- _Brief_: Read through the data and count the lines that contain the string "this"; give only the result.

- _Dataset extract_:
********************

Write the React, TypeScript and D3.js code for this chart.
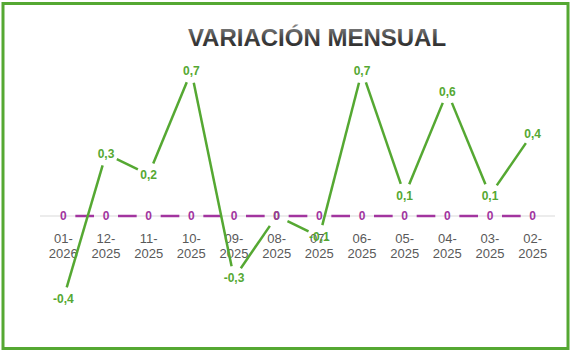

********************

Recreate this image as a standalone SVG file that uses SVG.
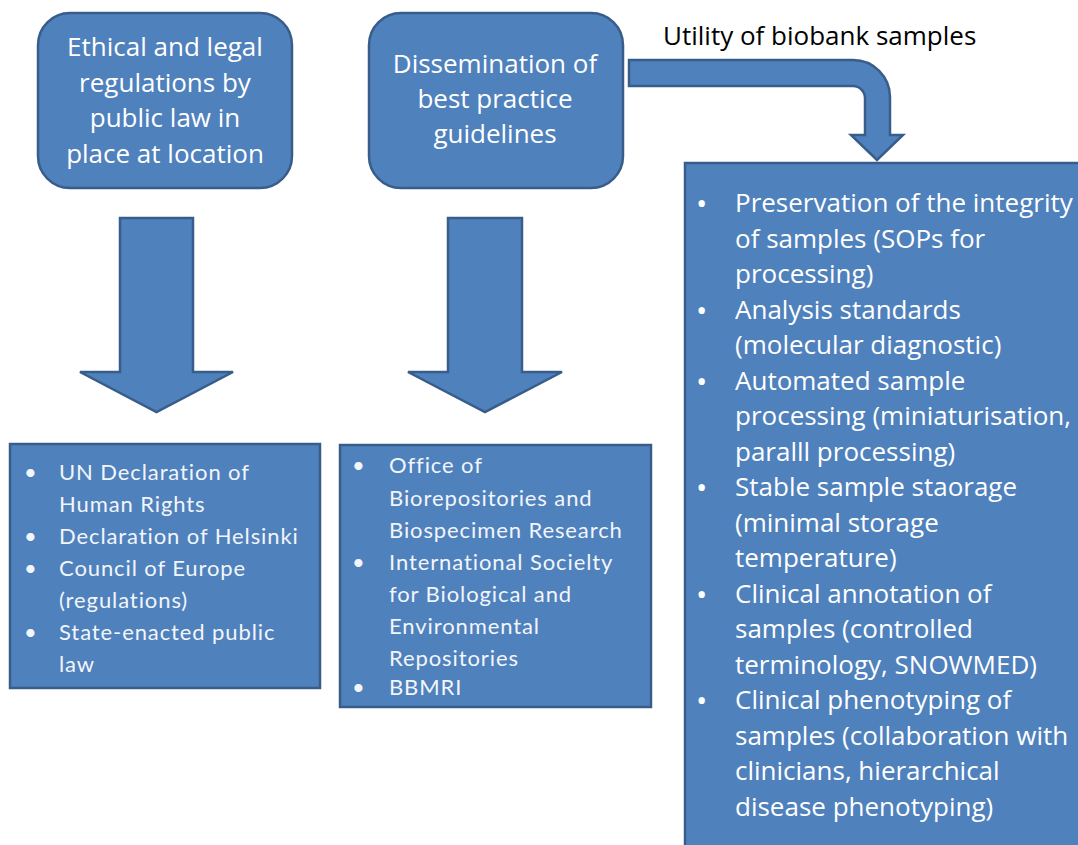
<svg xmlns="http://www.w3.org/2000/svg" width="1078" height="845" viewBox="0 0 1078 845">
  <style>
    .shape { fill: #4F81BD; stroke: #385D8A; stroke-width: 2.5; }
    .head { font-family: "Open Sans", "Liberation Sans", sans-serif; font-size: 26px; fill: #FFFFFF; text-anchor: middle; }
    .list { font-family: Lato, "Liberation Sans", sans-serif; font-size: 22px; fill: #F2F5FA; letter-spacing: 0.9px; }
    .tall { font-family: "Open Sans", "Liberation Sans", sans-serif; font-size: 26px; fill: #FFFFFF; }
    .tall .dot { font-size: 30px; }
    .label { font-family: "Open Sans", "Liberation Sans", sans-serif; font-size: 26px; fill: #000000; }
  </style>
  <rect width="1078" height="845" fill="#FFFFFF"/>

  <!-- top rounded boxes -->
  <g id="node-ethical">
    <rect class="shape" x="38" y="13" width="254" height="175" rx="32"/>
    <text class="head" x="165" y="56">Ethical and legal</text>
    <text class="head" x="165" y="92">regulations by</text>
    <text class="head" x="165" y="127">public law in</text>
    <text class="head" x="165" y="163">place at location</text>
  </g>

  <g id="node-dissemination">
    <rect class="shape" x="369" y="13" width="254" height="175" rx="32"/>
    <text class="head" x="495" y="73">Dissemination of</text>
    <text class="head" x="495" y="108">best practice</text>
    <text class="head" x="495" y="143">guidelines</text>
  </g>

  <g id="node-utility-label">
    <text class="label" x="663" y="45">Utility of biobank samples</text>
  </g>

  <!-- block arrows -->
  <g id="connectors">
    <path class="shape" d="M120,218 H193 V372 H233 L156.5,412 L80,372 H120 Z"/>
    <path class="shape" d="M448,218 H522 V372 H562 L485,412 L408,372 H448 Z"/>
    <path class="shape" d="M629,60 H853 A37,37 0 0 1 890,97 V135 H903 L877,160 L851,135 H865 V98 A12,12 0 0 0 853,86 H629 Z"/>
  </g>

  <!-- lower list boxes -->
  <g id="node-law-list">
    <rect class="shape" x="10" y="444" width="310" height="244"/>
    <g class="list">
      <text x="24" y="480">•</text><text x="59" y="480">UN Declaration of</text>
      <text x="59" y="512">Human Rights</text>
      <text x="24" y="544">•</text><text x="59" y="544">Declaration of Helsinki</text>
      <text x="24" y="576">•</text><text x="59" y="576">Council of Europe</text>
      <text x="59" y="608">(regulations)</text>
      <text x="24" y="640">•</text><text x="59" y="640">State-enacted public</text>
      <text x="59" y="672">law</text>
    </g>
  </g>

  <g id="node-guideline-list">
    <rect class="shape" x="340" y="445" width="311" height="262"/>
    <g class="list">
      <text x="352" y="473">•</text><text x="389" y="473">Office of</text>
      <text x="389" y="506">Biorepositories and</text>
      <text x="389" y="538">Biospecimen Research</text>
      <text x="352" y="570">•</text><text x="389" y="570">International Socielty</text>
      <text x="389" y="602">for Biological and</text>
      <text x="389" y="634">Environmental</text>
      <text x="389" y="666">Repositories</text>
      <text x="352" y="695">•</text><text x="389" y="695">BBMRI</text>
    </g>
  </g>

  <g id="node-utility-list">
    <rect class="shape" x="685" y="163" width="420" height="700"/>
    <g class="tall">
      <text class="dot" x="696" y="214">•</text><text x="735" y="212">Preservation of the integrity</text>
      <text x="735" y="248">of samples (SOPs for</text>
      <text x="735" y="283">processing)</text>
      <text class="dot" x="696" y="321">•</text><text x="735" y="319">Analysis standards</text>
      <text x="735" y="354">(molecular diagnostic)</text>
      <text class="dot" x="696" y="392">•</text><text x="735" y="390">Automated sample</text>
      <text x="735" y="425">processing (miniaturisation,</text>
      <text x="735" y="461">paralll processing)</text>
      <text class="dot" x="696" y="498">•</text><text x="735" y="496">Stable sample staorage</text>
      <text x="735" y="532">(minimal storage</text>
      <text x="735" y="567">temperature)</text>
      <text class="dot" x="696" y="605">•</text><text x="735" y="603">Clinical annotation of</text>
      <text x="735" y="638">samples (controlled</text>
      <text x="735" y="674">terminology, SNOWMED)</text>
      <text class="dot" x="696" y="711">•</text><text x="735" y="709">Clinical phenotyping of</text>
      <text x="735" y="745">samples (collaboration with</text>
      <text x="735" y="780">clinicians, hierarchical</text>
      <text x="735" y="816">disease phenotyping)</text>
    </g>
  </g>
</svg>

********************

- _The result_: 2